— START OF SUPPLIED DATA —

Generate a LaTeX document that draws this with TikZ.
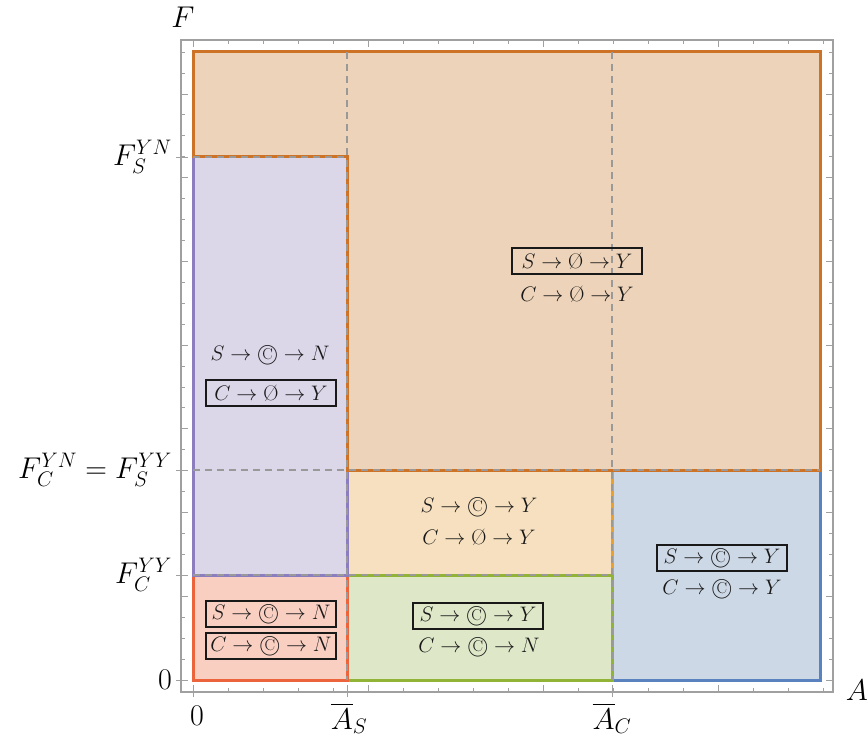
\RequirePackage{fix-cm}
\documentclass[tikz,border=0pt]{standalone}
\usepackage{amsmath,amssymb}
\definecolor{orfill}{HTML}{EDD3B9}
\definecolor{orline}{HTML}{CC7328}
\definecolor{pufill}{HTML}{DBD6E8}
\definecolor{puline}{HTML}{8C7DBE}
\definecolor{lofill}{HTML}{F6E0BF}
\definecolor{loline}{HTML}{E8A032}
\definecolor{refill}{HTML}{F9CFC2}
\definecolor{reline}{HTML}{EC643C}
\definecolor{grfill}{HTML}{DEE7C7}
\definecolor{grline}{HTML}{91B437}
\definecolor{blfill}{HTML}{CDD8E6}
\definecolor{blline}{HTML}{5A82BE}
\definecolor{framegray}{HTML}{A0A0A0}
\newcommand{\cirC}{\text{\textcircled{\scalebox{0.75}{C}}}}
\newcommand{\emp}{\mathord{\text{\O}}}
\begin{document}
\begin{tikzpicture}[x=1pt,y=-1pt,
  regionline/.style={line width=3pt,line join=miter},
  gridline/.style={draw=gray!80,line width=1.1pt,dash pattern=on 7pt off 5pt},
  txt/.style={font=\fontsize{21}{25}\selectfont,text=black!90,inner sep=2pt},
  boxed/.style={txt,draw=black!90,line width=1.2pt,minimum width=130pt,minimum height=26pt},
  axlab/.style={font=\fontsize{30}{35}\selectfont,inner sep=0pt},
  frameline/.style={draw=framegray,line width=1.2pt},
  tick/.style={draw=framegray,line width=0.9pt}]
\useasboundingbox (0,0) rectangle (868,738);
% fills
\fill[orfill] (193,52) -- (820,52) -- (820,470) -- (347,470) -- (347,157) -- (193,157) -- cycle;
\fill[pufill] (193,157) rectangle (347,575);
\fill[lofill] (347,470) rectangle (612,575);
\fill[refill] (193,575) rectangle (347,680);
\fill[grfill] (347,575) rectangle (612,680);
\fill[blfill] (612,470) rectangle (820,680);
% strokes
\draw[regionline,draw=blline] (612,470) rectangle (820,680);
\draw[regionline,draw=loline] (347,470) rectangle (612,575);
\draw[regionline,draw=grline] (347,575) rectangle (612,680);
\draw[regionline,draw=reline] (193,575) rectangle (347,680);
\draw[regionline,draw=puline] (193,157) rectangle (347,575);
\draw[regionline,draw=orline] (193,52) -- (820,52) -- (820,470) -- (347,470) -- (347,157) -- (193,157) -- cycle;
% grid lines
\draw[gridline] (347,52) -- (347,680);
\draw[gridline] (612,52) -- (612,680);
\draw[gridline] (193,470) -- (820,470);
\draw[gridline] (193,157) -- (347,157);
\draw[gridline] (193,575) -- (612,575);
% frame
\draw[frameline] (181,40) rectangle (833,692);
\foreach \i in {0,...,18}{
  \pgfmathsetmacro{\xx}{193+35*\i}
  \pgfmathtruncatemacro{\m}{mod(\i,5)}
  \ifnum\m=0
    \draw[tick] (\xx,692) -- ++(0,-7); \draw[tick] (\xx,40) -- ++(0,7);
  \else
    \draw[tick] (\xx,692) -- ++(0,-4); \draw[tick] (\xx,40) -- ++(0,4);
  \fi}
\foreach \i in {0,...,30}{
  \pgfmathsetmacro{\yy}{680-20.93*\i}
  \pgfmathtruncatemacro{\m}{mod(\i,4)}
  \ifnum\m=0
    \draw[tick] (181,\yy) -- ++(7,0); \draw[tick] (833,\yy) -- ++(-7,0);
  \else
    \draw[tick] (181,\yy) -- ++(4,0); \draw[tick] (833,\yy) -- ++(-4,0);
  \fi}
\foreach \yy in {157,470,575,680}{\draw[tick] (176,\yy) -- (188,\yy);}
\foreach \xx in {193,347,612}{\draw[tick] (\xx,697) -- (\xx,685);}
% axis labels
\node[axlab] (Flab) at (183,17) {$F$};
\node[axlab] (Alab) at (857,690) {$A$};
\node[axlab,anchor=east] (y1) at (172,157) {$F_S^{YN}$};
\node[axlab,anchor=east] (y2) at (172,470) {$F_C^{YN}=F_S^{YY}$};
\node[axlab,anchor=east] (y3) at (172,575) {$F_C^{YY}$};
\node[axlab,anchor=east] (y4) at (172,680) {$0$};
\node[axlab] (x1) at (197,716) {$0$};
\node[axlab] (x2) at (349,718) {$\overline{A}_S$};
\node[axlab] (x3) at (612,718) {$\overline{A}_C$};
% region texts
\node[boxed] (o1) at (577,261) {$S\to\emp\to Y$};
\node[txt] (o2) at (577,294) {$C\to\emp\to Y$};
\node[txt] (p1) at (270,355) {$S\to\cirC\to N$};
\node[boxed] (p2) at (271,393) {$C\to\emp\to Y$};
\node[txt] (l1) at (479,507) {$S\to\cirC\to Y$};
\node[txt] (l2) at (479,537) {$C\to\emp\to Y$};
\node[boxed] (r1) at (271,614) {$S\to\cirC\to N$};
\node[boxed] (r2) at (271,646) {$C\to\cirC\to N$};
\node[boxed] (g1) at (478,616) {$S\to\cirC\to Y$};
\node[txt] (g2) at (479,647) {$C\to\cirC\to N$};
\node[boxed] (b1) at (722,558) {$S\to\cirC\to Y$};
\node[txt] (b2) at (722,589) {$C\to\cirC\to Y$};
\end{tikzpicture}
\end{document}
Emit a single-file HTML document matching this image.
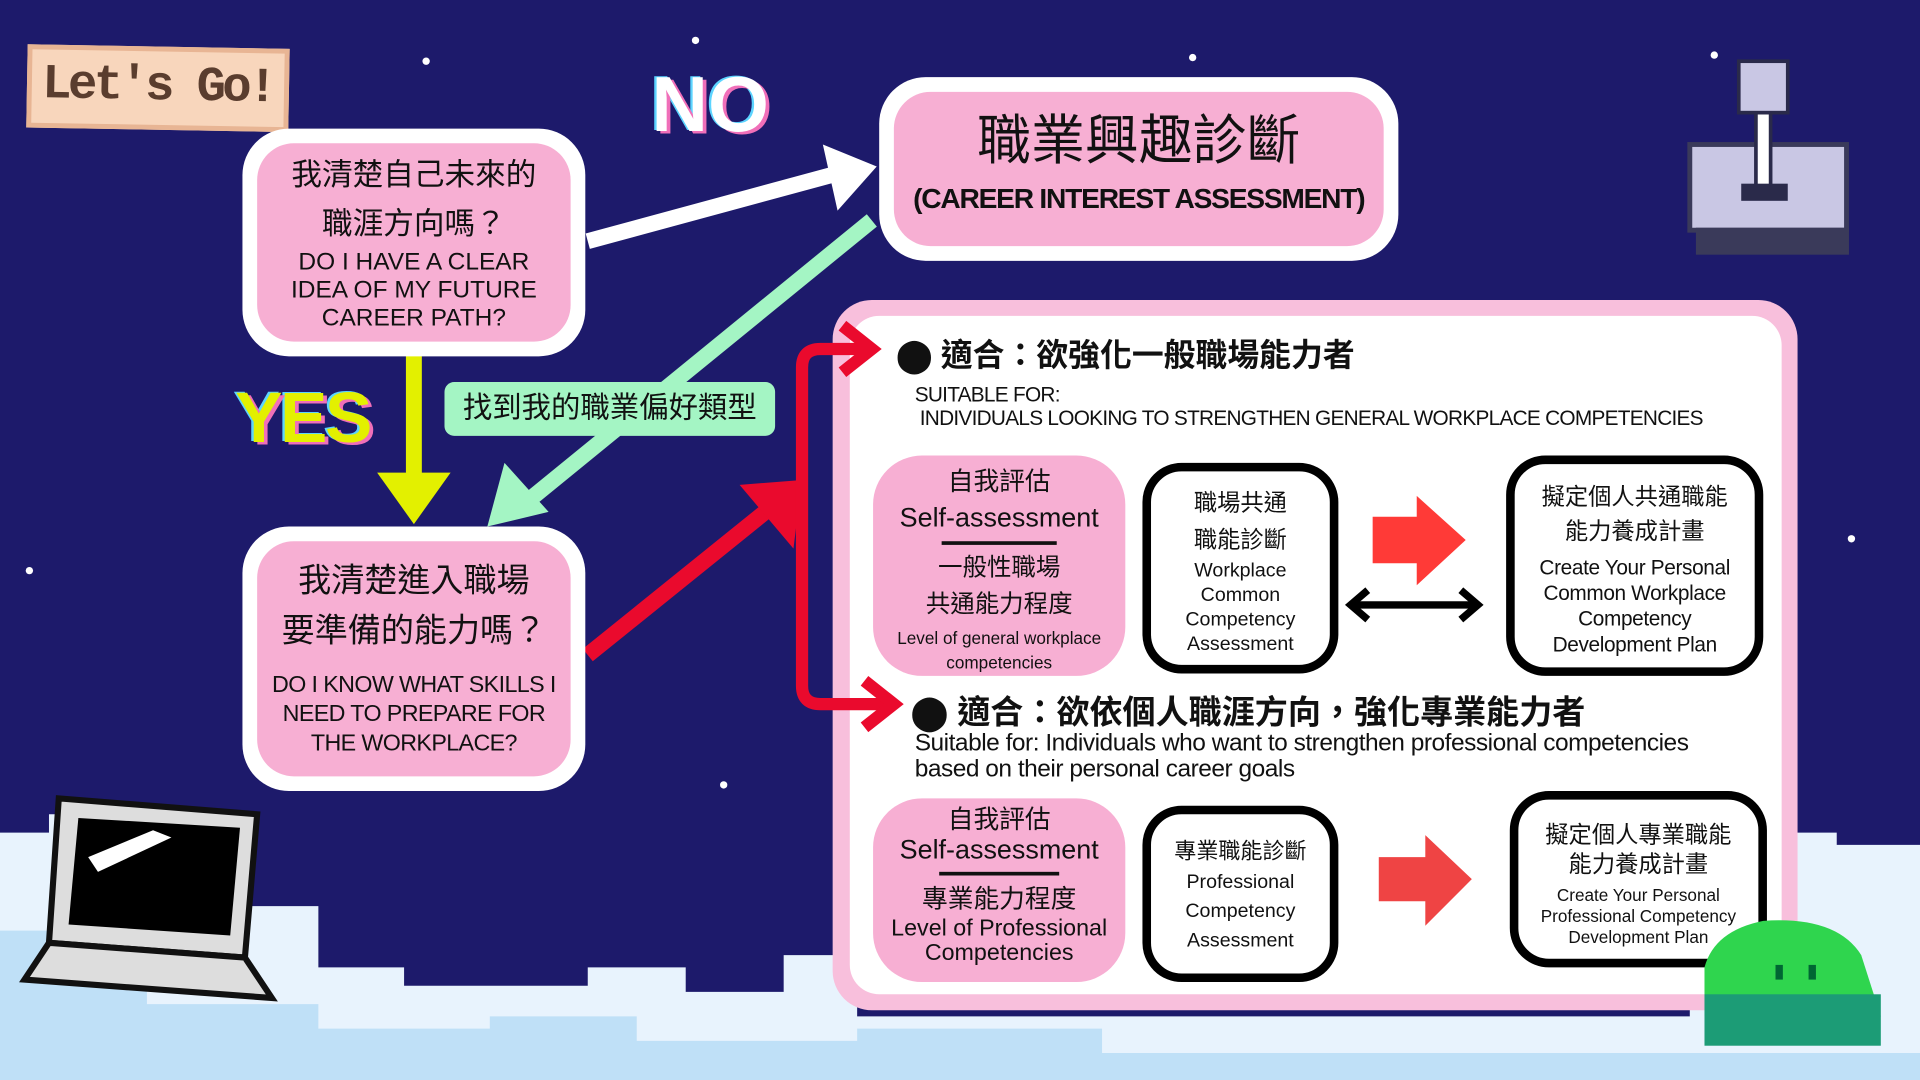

— END OF SUPPLIED DATA —

[INSTRUCTIONS TO FOLLOW]
Of the lines above, how many contain the word "this"? Provide the number and nothing else.

[TASK SOLUTION]
2